## Task prompt
Once the pictures are set aside, transcribe the remaining data exactly.

## Available data
** begin **

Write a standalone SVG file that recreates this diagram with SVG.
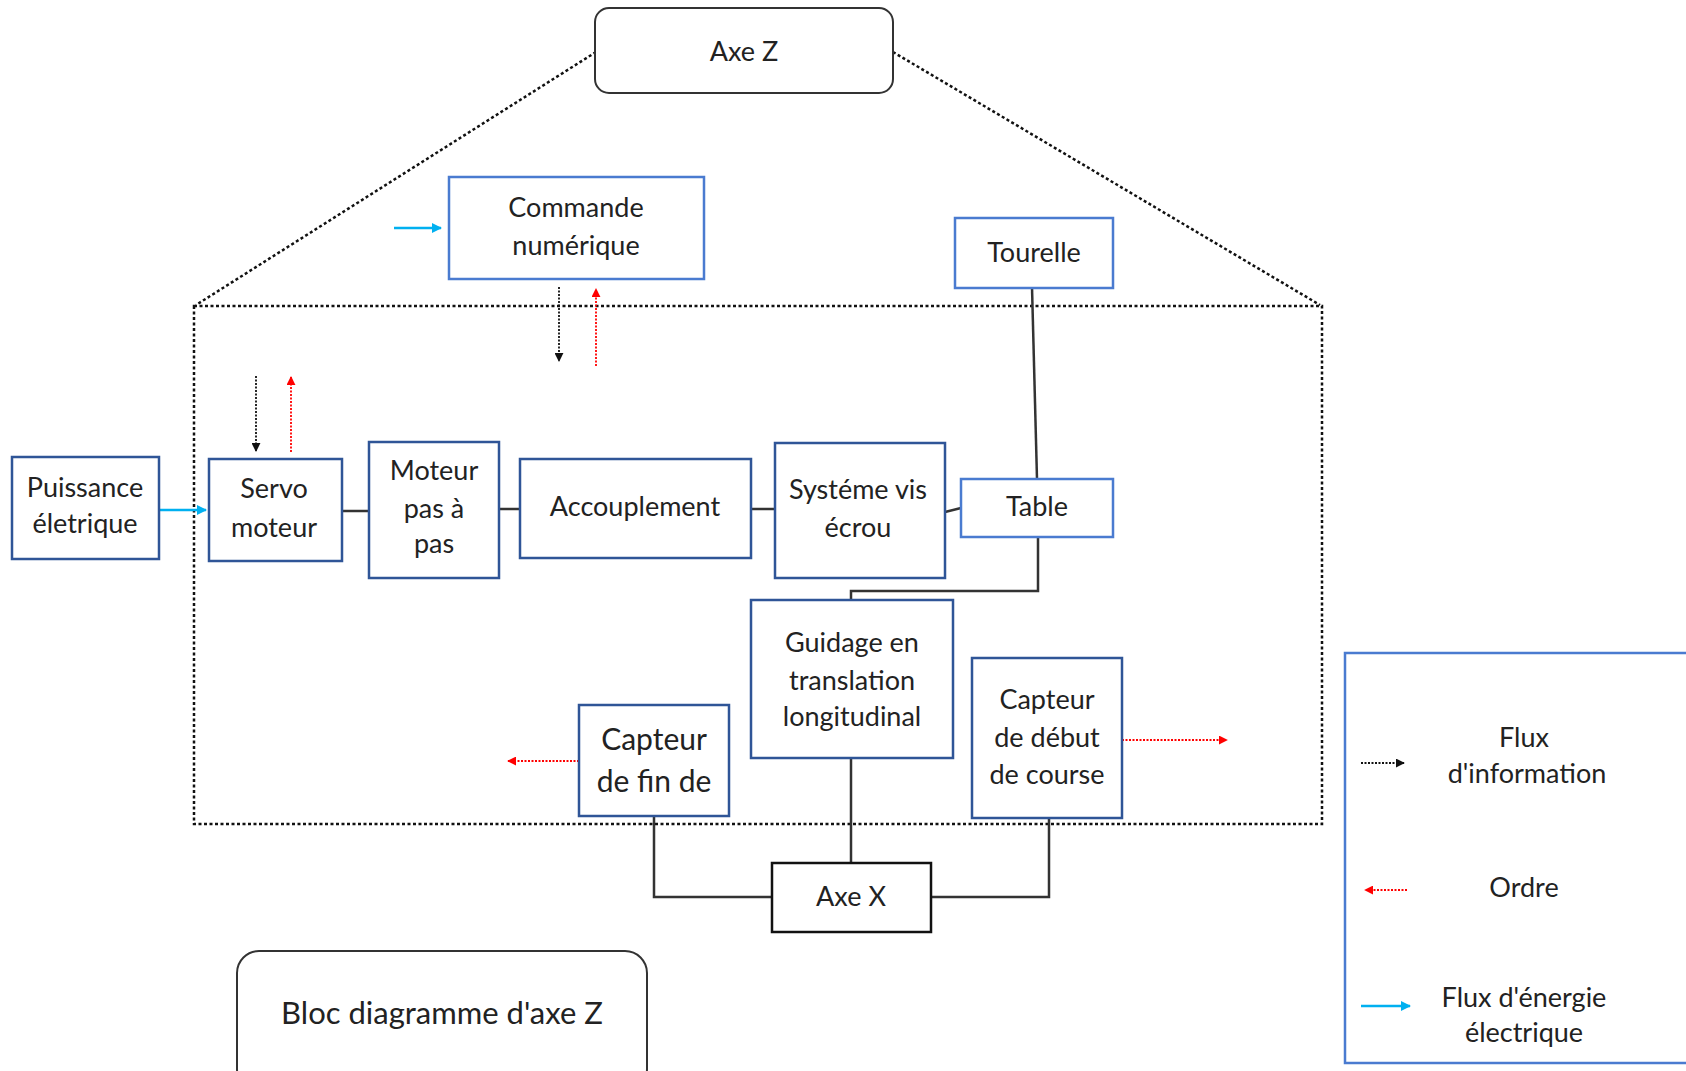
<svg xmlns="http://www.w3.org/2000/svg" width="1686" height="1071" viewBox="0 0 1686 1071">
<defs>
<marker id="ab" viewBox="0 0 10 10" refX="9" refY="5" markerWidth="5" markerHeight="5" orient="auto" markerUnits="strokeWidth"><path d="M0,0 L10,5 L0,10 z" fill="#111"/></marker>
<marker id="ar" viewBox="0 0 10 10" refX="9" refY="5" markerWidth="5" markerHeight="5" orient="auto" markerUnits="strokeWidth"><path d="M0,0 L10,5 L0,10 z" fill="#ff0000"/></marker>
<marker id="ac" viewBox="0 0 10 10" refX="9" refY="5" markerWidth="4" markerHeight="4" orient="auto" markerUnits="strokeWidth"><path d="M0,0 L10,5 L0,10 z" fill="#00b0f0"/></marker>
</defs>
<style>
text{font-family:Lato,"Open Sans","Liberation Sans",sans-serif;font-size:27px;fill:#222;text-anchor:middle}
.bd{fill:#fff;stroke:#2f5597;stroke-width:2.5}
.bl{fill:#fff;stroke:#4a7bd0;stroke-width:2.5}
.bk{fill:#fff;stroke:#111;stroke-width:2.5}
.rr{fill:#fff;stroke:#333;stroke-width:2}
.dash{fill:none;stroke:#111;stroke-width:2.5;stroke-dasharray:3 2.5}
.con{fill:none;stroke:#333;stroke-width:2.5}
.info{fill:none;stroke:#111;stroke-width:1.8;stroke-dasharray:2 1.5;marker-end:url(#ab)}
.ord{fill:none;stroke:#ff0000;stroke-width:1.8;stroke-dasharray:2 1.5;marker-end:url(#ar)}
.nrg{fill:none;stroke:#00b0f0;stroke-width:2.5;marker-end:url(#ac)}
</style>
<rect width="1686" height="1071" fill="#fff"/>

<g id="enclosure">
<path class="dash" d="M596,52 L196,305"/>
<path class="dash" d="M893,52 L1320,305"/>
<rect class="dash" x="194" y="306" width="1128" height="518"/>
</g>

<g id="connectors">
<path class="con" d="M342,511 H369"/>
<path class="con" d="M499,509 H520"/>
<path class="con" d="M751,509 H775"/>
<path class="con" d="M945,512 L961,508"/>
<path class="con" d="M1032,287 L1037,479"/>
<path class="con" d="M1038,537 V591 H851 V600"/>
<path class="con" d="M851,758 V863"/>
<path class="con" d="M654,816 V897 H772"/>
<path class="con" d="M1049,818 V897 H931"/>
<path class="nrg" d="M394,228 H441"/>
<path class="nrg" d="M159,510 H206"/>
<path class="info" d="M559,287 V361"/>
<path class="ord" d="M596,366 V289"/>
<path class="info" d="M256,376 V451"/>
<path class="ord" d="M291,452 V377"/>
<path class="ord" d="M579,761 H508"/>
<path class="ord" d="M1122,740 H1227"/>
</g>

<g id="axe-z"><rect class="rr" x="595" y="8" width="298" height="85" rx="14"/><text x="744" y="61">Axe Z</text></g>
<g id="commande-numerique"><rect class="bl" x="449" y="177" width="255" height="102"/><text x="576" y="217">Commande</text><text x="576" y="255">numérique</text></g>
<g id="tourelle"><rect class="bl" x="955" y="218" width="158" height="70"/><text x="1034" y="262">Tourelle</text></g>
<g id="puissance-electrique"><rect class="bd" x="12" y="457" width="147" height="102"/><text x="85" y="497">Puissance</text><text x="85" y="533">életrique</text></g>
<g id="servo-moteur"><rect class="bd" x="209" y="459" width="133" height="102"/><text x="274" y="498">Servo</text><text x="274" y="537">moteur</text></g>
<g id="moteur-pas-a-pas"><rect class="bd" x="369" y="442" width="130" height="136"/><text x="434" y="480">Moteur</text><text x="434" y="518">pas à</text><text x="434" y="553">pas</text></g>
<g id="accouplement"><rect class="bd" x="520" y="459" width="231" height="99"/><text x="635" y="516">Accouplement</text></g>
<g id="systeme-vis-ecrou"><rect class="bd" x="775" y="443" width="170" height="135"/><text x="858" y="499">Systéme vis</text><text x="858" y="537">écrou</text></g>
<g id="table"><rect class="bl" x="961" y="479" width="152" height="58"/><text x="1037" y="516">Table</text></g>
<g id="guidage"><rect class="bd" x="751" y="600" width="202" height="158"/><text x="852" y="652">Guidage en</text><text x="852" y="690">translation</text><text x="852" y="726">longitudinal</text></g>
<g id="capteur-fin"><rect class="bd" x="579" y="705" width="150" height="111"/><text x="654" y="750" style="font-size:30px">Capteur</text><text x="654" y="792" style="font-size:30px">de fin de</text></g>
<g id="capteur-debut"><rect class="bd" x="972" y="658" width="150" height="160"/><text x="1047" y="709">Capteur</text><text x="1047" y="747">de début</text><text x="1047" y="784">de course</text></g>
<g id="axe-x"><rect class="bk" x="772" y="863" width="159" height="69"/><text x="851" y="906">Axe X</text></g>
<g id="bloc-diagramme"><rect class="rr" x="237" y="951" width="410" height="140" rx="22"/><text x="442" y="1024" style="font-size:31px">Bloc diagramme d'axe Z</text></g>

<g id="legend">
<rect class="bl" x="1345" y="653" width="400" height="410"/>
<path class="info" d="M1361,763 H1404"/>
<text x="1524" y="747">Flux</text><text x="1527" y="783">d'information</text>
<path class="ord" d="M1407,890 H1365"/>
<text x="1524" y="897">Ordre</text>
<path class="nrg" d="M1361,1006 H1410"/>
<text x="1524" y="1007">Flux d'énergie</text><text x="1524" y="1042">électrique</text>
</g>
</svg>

** end **

## Task response
Write a standalone SVG file that recreates this diagram with SVG.
<svg xmlns="http://www.w3.org/2000/svg" width="1686" height="1071" viewBox="0 0 1686 1071">
<defs>
<marker id="ab" viewBox="0 0 10 10" refX="9" refY="5" markerWidth="5" markerHeight="5" orient="auto" markerUnits="strokeWidth"><path d="M0,0 L10,5 L0,10 z" fill="#111"/></marker>
<marker id="ar" viewBox="0 0 10 10" refX="9" refY="5" markerWidth="5" markerHeight="5" orient="auto" markerUnits="strokeWidth"><path d="M0,0 L10,5 L0,10 z" fill="#ff0000"/></marker>
<marker id="ac" viewBox="0 0 10 10" refX="9" refY="5" markerWidth="4" markerHeight="4" orient="auto" markerUnits="strokeWidth"><path d="M0,0 L10,5 L0,10 z" fill="#00b0f0"/></marker>
</defs>
<style>
text{font-family:Lato,"Open Sans","Liberation Sans",sans-serif;font-size:27px;fill:#222;text-anchor:middle}
.bd{fill:#fff;stroke:#2f5597;stroke-width:2.5}
.bl{fill:#fff;stroke:#4a7bd0;stroke-width:2.5}
.bk{fill:#fff;stroke:#111;stroke-width:2.5}
.rr{fill:#fff;stroke:#333;stroke-width:2}
.dash{fill:none;stroke:#111;stroke-width:2.5;stroke-dasharray:3 2.5}
.con{fill:none;stroke:#333;stroke-width:2.5}
.info{fill:none;stroke:#111;stroke-width:1.8;stroke-dasharray:2 1.5;marker-end:url(#ab)}
.ord{fill:none;stroke:#ff0000;stroke-width:1.8;stroke-dasharray:2 1.5;marker-end:url(#ar)}
.nrg{fill:none;stroke:#00b0f0;stroke-width:2.5;marker-end:url(#ac)}
</style>
<rect width="1686" height="1071" fill="#fff"/>

<g id="enclosure">
<path class="dash" d="M596,52 L196,305"/>
<path class="dash" d="M893,52 L1320,305"/>
<rect class="dash" x="194" y="306" width="1128" height="518"/>
</g>

<g id="connectors">
<path class="con" d="M342,511 H369"/>
<path class="con" d="M499,509 H520"/>
<path class="con" d="M751,509 H775"/>
<path class="con" d="M945,512 L961,508"/>
<path class="con" d="M1032,287 L1037,479"/>
<path class="con" d="M1038,537 V591 H851 V600"/>
<path class="con" d="M851,758 V863"/>
<path class="con" d="M654,816 V897 H772"/>
<path class="con" d="M1049,818 V897 H931"/>
<path class="nrg" d="M394,228 H441"/>
<path class="nrg" d="M159,510 H206"/>
<path class="info" d="M559,287 V361"/>
<path class="ord" d="M596,366 V289"/>
<path class="info" d="M256,376 V451"/>
<path class="ord" d="M291,452 V377"/>
<path class="ord" d="M579,761 H508"/>
<path class="ord" d="M1122,740 H1227"/>
</g>

<g id="axe-z"><rect class="rr" x="595" y="8" width="298" height="85" rx="14"/><text x="744" y="61">Axe Z</text></g>
<g id="commande-numerique"><rect class="bl" x="449" y="177" width="255" height="102"/><text x="576" y="217">Commande</text><text x="576" y="255">numérique</text></g>
<g id="tourelle"><rect class="bl" x="955" y="218" width="158" height="70"/><text x="1034" y="262">Tourelle</text></g>
<g id="puissance-electrique"><rect class="bd" x="12" y="457" width="147" height="102"/><text x="85" y="497">Puissance</text><text x="85" y="533">életrique</text></g>
<g id="servo-moteur"><rect class="bd" x="209" y="459" width="133" height="102"/><text x="274" y="498">Servo</text><text x="274" y="537">moteur</text></g>
<g id="moteur-pas-a-pas"><rect class="bd" x="369" y="442" width="130" height="136"/><text x="434" y="480">Moteur</text><text x="434" y="518">pas à</text><text x="434" y="553">pas</text></g>
<g id="accouplement"><rect class="bd" x="520" y="459" width="231" height="99"/><text x="635" y="516">Accouplement</text></g>
<g id="systeme-vis-ecrou"><rect class="bd" x="775" y="443" width="170" height="135"/><text x="858" y="499">Systéme vis</text><text x="858" y="537">écrou</text></g>
<g id="table"><rect class="bl" x="961" y="479" width="152" height="58"/><text x="1037" y="516">Table</text></g>
<g id="guidage"><rect class="bd" x="751" y="600" width="202" height="158"/><text x="852" y="652">Guidage en</text><text x="852" y="690">translation</text><text x="852" y="726">longitudinal</text></g>
<g id="capteur-fin"><rect class="bd" x="579" y="705" width="150" height="111"/><text x="654" y="750" style="font-size:30px">Capteur</text><text x="654" y="792" style="font-size:30px">de fin de</text></g>
<g id="capteur-debut"><rect class="bd" x="972" y="658" width="150" height="160"/><text x="1047" y="709">Capteur</text><text x="1047" y="747">de début</text><text x="1047" y="784">de course</text></g>
<g id="axe-x"><rect class="bk" x="772" y="863" width="159" height="69"/><text x="851" y="906">Axe X</text></g>
<g id="bloc-diagramme"><rect class="rr" x="237" y="951" width="410" height="140" rx="22"/><text x="442" y="1024" style="font-size:31px">Bloc diagramme d'axe Z</text></g>

<g id="legend">
<rect class="bl" x="1345" y="653" width="400" height="410"/>
<path class="info" d="M1361,763 H1404"/>
<text x="1524" y="747">Flux</text><text x="1527" y="783">d'information</text>
<path class="ord" d="M1407,890 H1365"/>
<text x="1524" y="897">Ordre</text>
<path class="nrg" d="M1361,1006 H1410"/>
<text x="1524" y="1007">Flux d'énergie</text><text x="1524" y="1042">électrique</text>
</g>
</svg>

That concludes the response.